Count every line of these entries that holds the word "diagram", and reply with the number only.

Material for this task:
● ● ● ●

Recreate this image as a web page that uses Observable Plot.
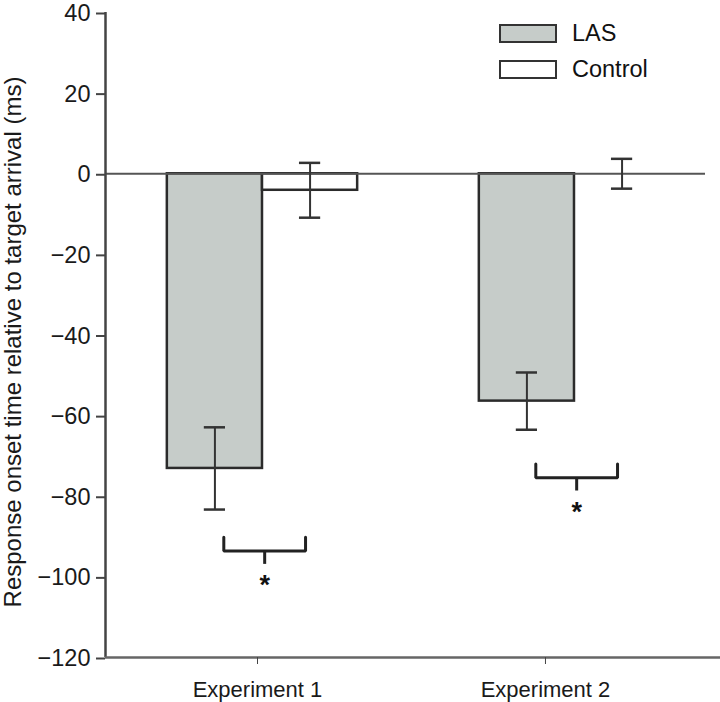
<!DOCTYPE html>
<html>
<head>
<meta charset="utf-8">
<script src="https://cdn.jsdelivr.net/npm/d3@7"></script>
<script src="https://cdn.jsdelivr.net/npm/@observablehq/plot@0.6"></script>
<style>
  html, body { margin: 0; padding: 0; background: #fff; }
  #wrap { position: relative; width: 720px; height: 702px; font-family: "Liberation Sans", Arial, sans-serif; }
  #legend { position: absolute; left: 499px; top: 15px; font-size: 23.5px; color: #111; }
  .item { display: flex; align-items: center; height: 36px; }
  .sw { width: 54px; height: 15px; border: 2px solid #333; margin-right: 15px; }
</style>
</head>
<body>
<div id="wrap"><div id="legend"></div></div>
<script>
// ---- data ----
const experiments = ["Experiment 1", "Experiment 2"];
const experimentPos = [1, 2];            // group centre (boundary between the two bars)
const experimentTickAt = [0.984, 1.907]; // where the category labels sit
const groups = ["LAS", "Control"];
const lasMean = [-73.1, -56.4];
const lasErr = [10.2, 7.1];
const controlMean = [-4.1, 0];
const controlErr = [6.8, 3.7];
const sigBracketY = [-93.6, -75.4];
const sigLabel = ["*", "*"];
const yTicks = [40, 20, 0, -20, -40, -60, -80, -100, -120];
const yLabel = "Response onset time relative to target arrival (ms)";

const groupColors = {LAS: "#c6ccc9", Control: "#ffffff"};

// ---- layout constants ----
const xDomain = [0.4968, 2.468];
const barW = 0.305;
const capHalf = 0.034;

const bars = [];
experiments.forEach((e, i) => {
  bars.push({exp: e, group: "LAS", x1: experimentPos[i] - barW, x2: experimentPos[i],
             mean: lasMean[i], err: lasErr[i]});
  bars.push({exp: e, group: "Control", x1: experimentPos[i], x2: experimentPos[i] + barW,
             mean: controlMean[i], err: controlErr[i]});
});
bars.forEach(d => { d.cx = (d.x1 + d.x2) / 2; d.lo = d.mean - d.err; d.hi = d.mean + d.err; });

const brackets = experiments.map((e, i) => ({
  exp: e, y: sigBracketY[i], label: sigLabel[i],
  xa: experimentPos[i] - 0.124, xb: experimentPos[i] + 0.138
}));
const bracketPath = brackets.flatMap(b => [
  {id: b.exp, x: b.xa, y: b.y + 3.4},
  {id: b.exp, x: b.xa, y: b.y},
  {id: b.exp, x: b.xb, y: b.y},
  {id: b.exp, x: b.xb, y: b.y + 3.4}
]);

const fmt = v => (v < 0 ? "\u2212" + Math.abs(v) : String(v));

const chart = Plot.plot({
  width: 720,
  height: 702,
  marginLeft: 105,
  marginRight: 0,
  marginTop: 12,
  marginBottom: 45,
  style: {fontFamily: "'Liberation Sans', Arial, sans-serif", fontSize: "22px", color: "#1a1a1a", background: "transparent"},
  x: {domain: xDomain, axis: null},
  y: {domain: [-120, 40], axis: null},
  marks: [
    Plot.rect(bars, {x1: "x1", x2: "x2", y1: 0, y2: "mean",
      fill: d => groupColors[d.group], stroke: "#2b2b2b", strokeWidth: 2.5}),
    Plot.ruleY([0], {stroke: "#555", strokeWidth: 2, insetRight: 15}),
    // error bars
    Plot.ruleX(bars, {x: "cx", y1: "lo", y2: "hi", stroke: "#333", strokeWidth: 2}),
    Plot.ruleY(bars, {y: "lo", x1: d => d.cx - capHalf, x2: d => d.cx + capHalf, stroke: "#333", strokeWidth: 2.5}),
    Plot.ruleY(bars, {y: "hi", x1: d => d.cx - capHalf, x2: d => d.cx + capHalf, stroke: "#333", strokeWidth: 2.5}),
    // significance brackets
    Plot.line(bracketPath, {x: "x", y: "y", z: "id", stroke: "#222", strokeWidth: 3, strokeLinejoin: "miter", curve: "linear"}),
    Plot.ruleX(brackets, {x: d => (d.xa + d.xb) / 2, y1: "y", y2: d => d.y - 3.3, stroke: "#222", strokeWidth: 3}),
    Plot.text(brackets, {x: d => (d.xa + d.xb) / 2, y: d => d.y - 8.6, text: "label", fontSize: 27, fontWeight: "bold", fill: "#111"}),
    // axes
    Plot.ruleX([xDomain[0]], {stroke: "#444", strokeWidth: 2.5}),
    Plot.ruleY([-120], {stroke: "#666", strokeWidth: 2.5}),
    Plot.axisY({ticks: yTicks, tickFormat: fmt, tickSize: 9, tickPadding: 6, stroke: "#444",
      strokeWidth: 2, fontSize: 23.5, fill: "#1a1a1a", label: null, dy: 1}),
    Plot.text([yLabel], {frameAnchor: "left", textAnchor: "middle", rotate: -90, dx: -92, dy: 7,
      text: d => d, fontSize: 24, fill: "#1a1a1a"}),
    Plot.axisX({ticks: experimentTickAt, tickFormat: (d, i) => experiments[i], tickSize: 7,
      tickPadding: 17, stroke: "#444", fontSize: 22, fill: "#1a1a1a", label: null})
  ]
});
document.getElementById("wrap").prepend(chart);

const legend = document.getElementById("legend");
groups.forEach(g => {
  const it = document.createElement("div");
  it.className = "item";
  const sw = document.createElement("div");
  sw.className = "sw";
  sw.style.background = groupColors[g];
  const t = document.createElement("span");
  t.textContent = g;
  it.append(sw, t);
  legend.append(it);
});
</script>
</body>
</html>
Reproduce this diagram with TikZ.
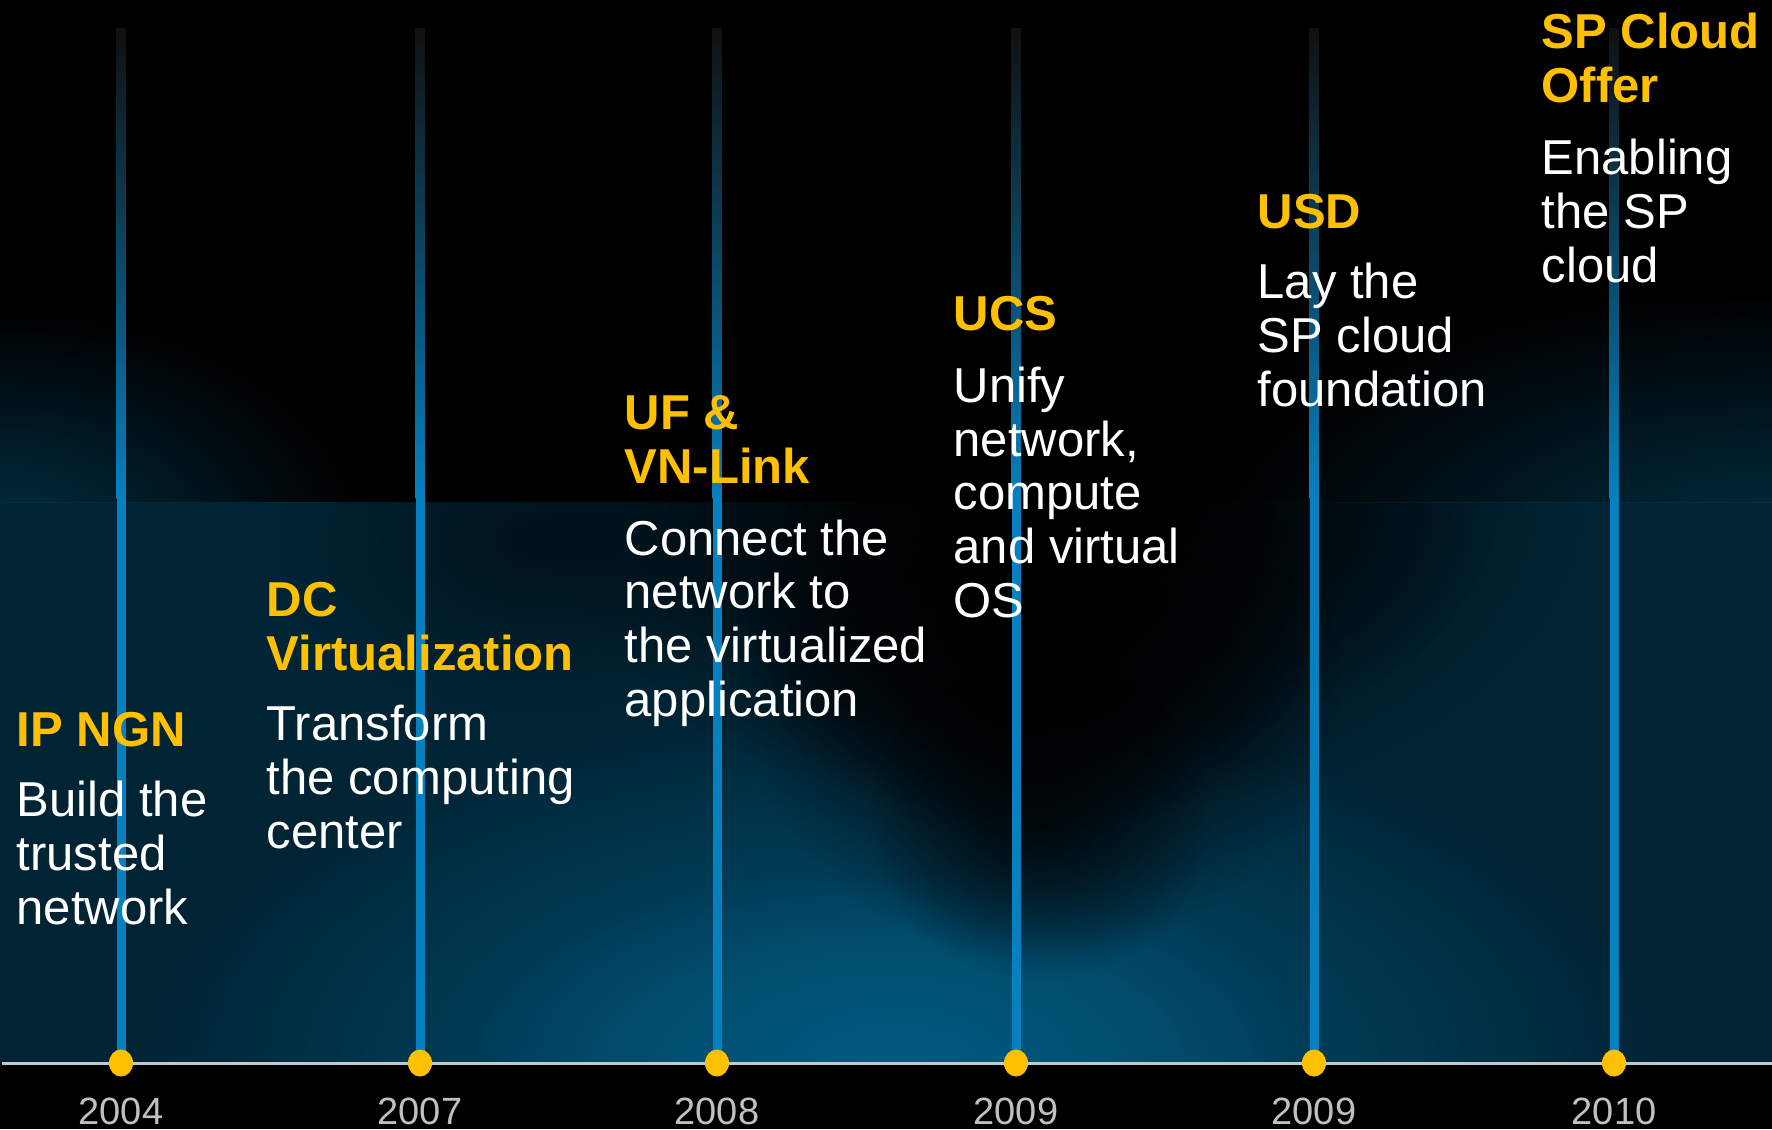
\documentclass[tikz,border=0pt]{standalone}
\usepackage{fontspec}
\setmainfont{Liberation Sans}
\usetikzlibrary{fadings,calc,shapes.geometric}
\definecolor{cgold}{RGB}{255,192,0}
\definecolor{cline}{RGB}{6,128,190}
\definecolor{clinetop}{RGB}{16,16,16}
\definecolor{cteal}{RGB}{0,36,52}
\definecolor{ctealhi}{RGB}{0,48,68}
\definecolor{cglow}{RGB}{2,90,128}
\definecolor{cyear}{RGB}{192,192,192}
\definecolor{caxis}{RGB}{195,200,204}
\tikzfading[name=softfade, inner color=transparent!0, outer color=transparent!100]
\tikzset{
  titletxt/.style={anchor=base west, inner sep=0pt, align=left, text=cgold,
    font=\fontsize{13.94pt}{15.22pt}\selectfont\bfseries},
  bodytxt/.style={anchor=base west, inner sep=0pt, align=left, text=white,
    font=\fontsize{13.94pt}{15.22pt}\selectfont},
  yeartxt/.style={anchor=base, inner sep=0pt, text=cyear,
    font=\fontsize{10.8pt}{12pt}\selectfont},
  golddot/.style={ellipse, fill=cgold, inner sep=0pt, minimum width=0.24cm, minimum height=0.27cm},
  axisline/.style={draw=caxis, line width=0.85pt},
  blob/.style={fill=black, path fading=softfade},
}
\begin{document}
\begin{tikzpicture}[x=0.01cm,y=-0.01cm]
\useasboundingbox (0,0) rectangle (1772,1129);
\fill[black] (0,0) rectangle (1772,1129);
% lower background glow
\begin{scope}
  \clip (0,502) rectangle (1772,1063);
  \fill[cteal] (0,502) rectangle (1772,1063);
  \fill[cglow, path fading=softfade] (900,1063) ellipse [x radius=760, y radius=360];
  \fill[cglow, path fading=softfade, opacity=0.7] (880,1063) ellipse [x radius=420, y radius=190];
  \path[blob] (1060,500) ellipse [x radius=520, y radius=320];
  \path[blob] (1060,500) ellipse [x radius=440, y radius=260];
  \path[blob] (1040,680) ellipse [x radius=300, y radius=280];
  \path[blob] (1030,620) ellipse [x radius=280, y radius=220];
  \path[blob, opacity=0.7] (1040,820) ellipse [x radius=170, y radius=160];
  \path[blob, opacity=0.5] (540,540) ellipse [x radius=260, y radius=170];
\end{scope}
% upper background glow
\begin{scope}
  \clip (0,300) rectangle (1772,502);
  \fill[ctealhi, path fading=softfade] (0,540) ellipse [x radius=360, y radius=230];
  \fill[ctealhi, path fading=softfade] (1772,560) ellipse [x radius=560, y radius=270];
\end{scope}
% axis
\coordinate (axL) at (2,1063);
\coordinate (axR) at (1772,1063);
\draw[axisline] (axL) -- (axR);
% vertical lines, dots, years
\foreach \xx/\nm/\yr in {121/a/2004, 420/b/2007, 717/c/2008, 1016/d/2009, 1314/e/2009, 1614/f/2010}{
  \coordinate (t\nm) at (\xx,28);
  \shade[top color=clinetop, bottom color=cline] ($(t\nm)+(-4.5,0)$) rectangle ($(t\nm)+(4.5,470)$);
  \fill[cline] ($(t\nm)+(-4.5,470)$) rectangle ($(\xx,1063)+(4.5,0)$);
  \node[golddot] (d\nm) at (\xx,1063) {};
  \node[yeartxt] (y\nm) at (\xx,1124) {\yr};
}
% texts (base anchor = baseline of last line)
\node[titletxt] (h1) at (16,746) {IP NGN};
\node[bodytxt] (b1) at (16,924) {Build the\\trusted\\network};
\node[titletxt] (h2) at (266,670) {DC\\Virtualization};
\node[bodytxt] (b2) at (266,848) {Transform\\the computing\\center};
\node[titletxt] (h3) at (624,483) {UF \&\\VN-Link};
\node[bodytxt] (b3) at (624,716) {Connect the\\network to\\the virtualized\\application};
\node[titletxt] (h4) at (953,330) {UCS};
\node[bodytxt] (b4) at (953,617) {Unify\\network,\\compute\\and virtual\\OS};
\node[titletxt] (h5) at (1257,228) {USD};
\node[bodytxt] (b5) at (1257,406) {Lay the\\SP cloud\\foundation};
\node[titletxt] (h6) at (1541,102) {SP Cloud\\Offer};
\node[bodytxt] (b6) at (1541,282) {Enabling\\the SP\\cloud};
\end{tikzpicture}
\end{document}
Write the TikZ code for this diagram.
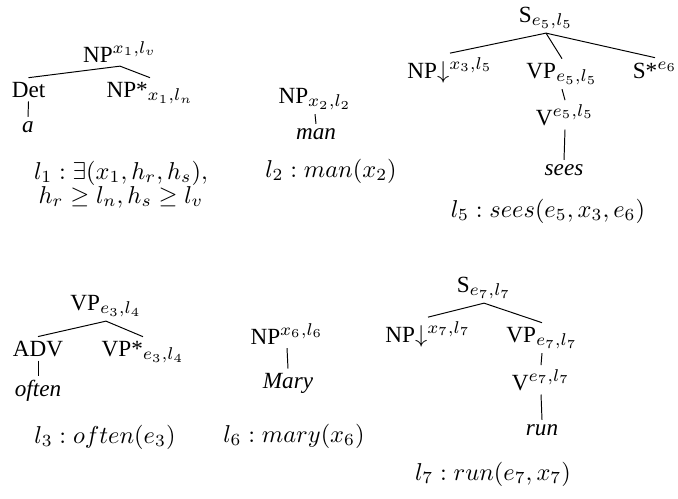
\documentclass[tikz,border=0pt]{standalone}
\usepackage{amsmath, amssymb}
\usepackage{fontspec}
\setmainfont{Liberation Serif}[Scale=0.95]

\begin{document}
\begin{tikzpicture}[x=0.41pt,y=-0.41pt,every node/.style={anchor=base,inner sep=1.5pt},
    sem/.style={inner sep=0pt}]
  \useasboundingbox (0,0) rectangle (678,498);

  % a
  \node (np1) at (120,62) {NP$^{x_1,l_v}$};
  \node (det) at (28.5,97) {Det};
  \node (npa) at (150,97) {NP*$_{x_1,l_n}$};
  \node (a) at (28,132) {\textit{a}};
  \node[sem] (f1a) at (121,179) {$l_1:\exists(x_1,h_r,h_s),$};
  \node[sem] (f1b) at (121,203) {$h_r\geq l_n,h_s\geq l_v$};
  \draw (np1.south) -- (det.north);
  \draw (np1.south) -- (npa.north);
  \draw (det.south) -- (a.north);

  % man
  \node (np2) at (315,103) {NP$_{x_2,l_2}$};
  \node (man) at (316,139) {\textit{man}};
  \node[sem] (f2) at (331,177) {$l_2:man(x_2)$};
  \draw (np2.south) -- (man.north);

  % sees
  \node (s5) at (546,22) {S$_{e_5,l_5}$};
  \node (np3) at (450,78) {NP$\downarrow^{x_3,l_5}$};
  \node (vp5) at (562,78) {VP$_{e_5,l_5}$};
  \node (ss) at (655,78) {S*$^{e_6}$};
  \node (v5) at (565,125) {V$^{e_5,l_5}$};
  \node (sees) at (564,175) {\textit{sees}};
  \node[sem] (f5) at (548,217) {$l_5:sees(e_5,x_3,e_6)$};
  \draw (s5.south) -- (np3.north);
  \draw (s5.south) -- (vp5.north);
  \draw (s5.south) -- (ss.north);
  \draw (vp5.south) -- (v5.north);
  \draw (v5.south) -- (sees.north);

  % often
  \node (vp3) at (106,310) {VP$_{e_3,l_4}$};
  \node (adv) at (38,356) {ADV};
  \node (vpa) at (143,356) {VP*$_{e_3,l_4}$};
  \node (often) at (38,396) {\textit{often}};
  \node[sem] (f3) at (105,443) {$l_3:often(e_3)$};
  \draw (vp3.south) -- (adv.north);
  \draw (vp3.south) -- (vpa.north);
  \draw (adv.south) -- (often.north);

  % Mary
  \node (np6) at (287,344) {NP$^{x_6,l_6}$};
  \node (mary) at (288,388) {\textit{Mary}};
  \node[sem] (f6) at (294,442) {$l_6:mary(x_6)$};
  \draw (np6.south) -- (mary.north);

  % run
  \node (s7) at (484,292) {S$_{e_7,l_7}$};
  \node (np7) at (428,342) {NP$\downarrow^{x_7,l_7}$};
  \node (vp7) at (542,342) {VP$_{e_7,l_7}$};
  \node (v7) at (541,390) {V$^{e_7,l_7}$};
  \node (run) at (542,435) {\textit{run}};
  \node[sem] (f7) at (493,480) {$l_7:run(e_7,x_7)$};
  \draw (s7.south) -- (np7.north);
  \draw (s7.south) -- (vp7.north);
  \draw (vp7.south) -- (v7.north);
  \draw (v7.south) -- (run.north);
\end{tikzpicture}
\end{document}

● ● ● ●

Reply:
2